VQA modelled as a classification task where the system learns to choose among one of the top k most prominent answers.
Text Features - Convert input question to a one-hot vector and then transform to word vectors using a word embedding.
Image Features - Last layer activations from GoogLeNet.
Text features are concatenated with image features and fed into a softmax.
Different learning rates and weight clipping for word embedding layer and softmax layer with the learning rate for embedding layer much higher than that of softmax layer.
iBOWIMG model reports an accuracy of 55.89% for Open-ended questions and 61.97% for Multiple-Choice questions which is comparable to the performance of other, more sophisticated models.
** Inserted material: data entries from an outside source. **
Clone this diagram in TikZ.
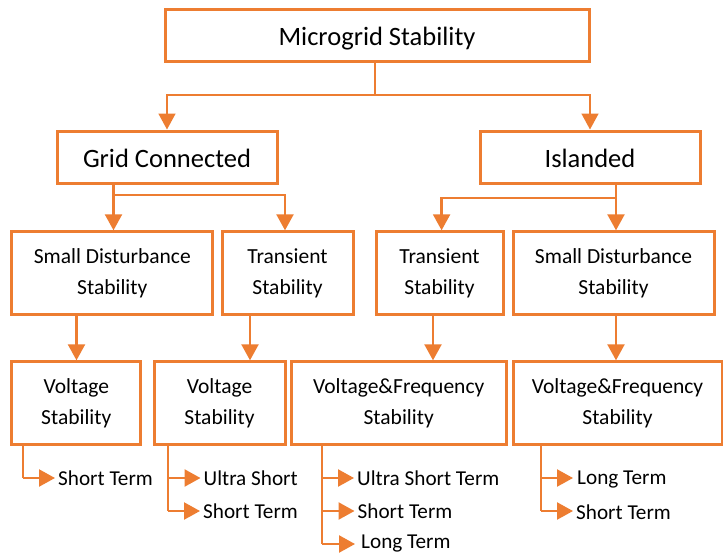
\documentclass[tikz,border=0pt]{standalone}
\usepackage{fontspec}
\setmainfont{Carlito}
\usetikzlibrary{arrows.meta}
\definecolor{org}{HTML}{ED7D31}
\begin{document}
\begin{tikzpicture}[x=1pt,y=-1pt,
  box/.style={draw=org,line width=3pt,inner sep=0pt,align=center,text=black},
  hbox/.style={box,font=\fontsize{26.5}{30}\selectfont,text height=25pt,text depth=3.6pt},
  sbox/.style={box,font=\fontsize{21.5}{30.5}\selectfont},
  conn/.style={draw=org,line width=2.3pt},
  thin/.style={draw=org,line width=1.6pt},
  arr/.style={-{Triangle[width=17pt,length=16pt]}},
  leaf/.style={anchor=west,inner sep=0pt,font=\fontsize{21.2}{24}\selectfont}]
\useasboundingbox[fill=white] (0,0) rectangle (723,555);
% boxes
\node[hbox,minimum width=424pt,minimum height=52pt] (top) at (377,35) {Microgrid Stability};
\node[hbox,minimum width=220pt,minimum height=52pt] (gc) at (167,157) {Grid Connected};
\node[hbox,minimum width=220pt,minimum height=52pt] (isl) at (590,157) {Islanded};
\node[sbox,minimum width=201pt,minimum height=83pt] (sds1) at (112.3,273.3) {Small Disturbance\\Stability};
\node[sbox,minimum width=131pt,minimum height=83pt] (tr1) at (287.5,273.3) {Transient\\Stability};
\node[sbox,minimum width=127pt,minimum height=83pt] (tr2) at (439.5,273.3) {Transient\\Stability};
\node[sbox,minimum width=201pt,minimum height=83pt] (sds2) at (613.5,273.3) {Small Disturbance\\Stability};
\node[sbox,minimum width=129pt,minimum height=83pt] (vs1) at (76.3,403.3) {Voltage\\Stability};
\node[sbox,minimum width=131pt,minimum height=83pt] (vs2) at (219.5,403.3) {Voltage\\Stability};
\node[sbox,minimum width=215pt,minimum height=83pt] (vfs1) at (398.7,403.3) {Voltage\&Frequency\\Stability};
\node[sbox,minimum width=209pt,minimum height=83pt] (vfs2) at (617.5,403.3) {Voltage\&Frequency\\Stability};
% level 1
\coordinate (tj) at (375,95);
\draw[thin] (top.south -| tj) -- (tj);
\draw[thin,arr] (tj) -| (gc.north);
\draw[thin,arr] (tj) -| (isl.north);
% level 2
\coordinate (gj) at (113.5,195);
\draw[conn] (gc.south -| gj) -- (gj);
\draw[conn,arr] (gj) -- (sds1.north -| gj);
\draw[conn,arr] (gj) -| ([xshift=-2.5pt]tr1.north);
\coordinate (ij) at (616,197.7);
\draw[conn] (isl.south -| ij) -- (ij);
\draw[conn,arr] (ij) -- (sds2.north -| ij);
\draw[conn,arr] (ij) -| (tr2.north -| 441.6,0);
% level 3
\draw[conn,arr] (sds1.south -| 76.5,0) -- (vs1.north -| 76.5,0);
\draw[conn,arr] (tr1.south -| 250,0) -- (vs2.north -| 250,0);
\draw[conn,arr] (tr2.south -| 433,0) -- (vfs1.north -| 433,0);
\draw[conn,arr] (sds2.south -| 616,0) -- (vfs2.north -| 616,0);
% leaves
\node[leaf] (l1a) at (58,478) {Short Term};
\node[leaf] (l2a) at (203.5,478) {Ultra Short};
\node[leaf] (l2b) at (203,511) {Short Term};
\node[leaf] (l3a) at (357,478) {Ultra Short Term};
\node[leaf] (l3b) at (357.5,511) {Short Term};
\node[leaf] (l3c) at (361,544) {Long Term};
\node[leaf] (l4a) at (577,480) {Long Term};
\node[leaf] (l4b) at (576,512) {Short Term};
\coordinate (c1) at (23,478);
\draw[conn] (vs1.south -| c1) -- (c1);
\draw[conn,arr] (c1) -- ([xshift=-3pt]l1a.west);
\coordinate (c2) at (168,511);
\draw[conn] (vs2.south -| c2) -- (c2);
\draw[conn,arr] (c2 |- l2a.west) -- ([xshift=-3pt]l2a.west);
\draw[conn,arr] (c2) -- ([xshift=-3pt]l2b.west);
\coordinate (c3) at (322,544);
\draw[conn] (vfs1.south -| c3) -- (c3);
\draw[conn,arr] (c3 |- l3a.west) -- ([xshift=-3pt]l3a.west);
\draw[conn,arr] (c3 |- l3b.west) -- ([xshift=-3pt]l3b.west);
\draw[conn,arr] (c3) -- ([xshift=-6pt]l3c.west);
\coordinate (c4) at (541,511);
\draw[conn] (vfs2.south -| c4) -- (c4);
\draw[conn,arr] (c4 |- 0,478) -- ([xshift=-4pt]l4a.west |- 0,478);
\draw[conn,arr] (c4) -- ([xshift=-3pt]l4b.west |- 0,511);
\end{tikzpicture}
\end{document}
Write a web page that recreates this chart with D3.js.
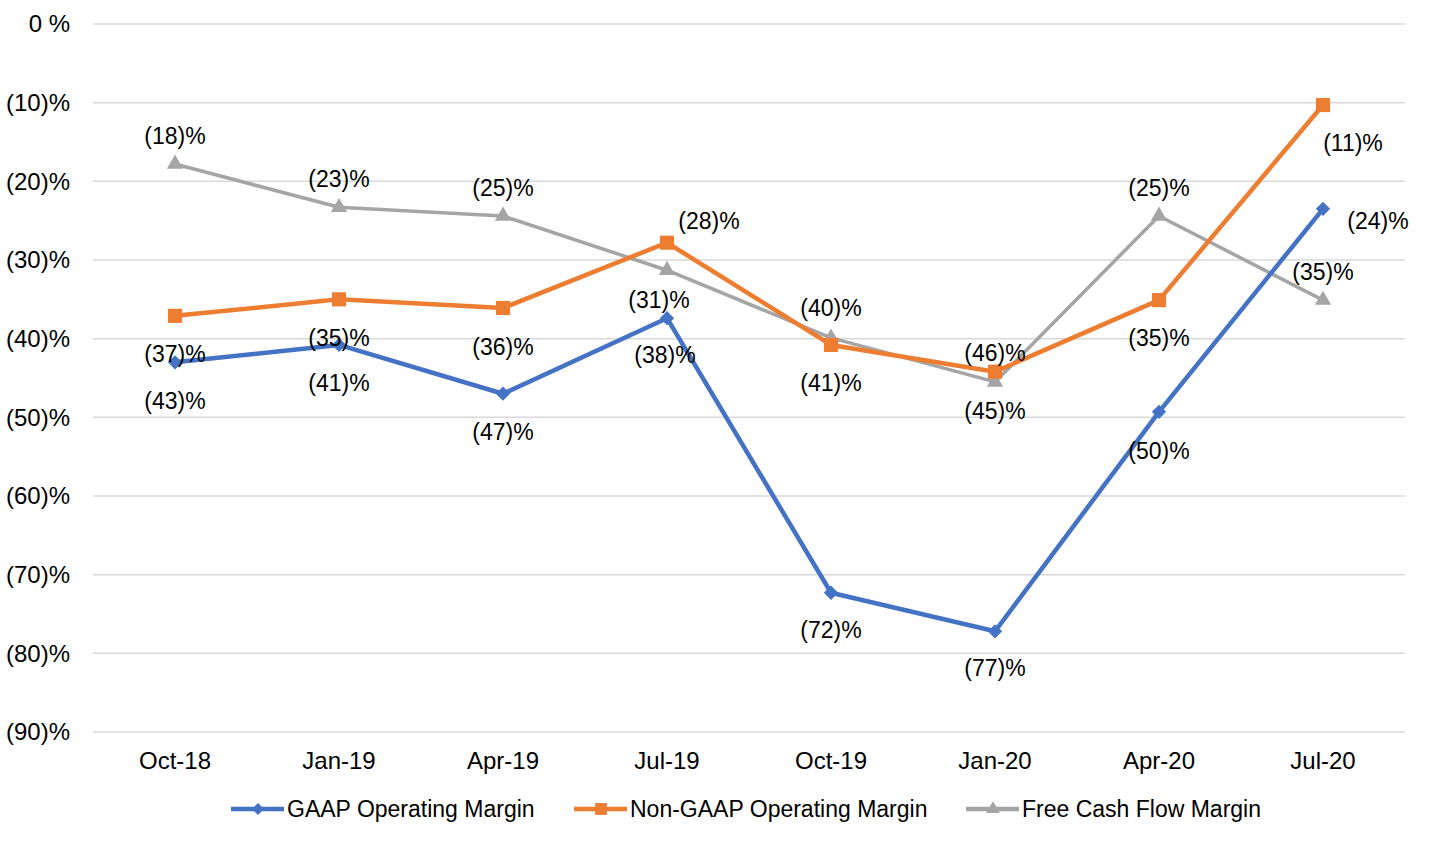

Interpretation of the model
Since the model is very simple, it is possible to interpret the model to know what exactly is the model learning. This is the greatest strength of the paper even though the model is very simple and naive.
The model attempts to memorise the correlation between the answer class and the informative words (in the question) and image features.
Question words generally can influence the answer given the bias in images occurring in COCO dataset.
Given the simple linear transformation being used, it is possible to quantify the importance of each single words (in the question) to the answer.
The paper uses the Class Activation Mapping (CAM) approach (which uses the linear relation between softmax and final image feature map) to highlight the informative image regions relevant to the predicted answer.
While the results reported by the paper are not themselves so significant, the described approach provides a way to interpret the strengths and weakness of different VQA datasets.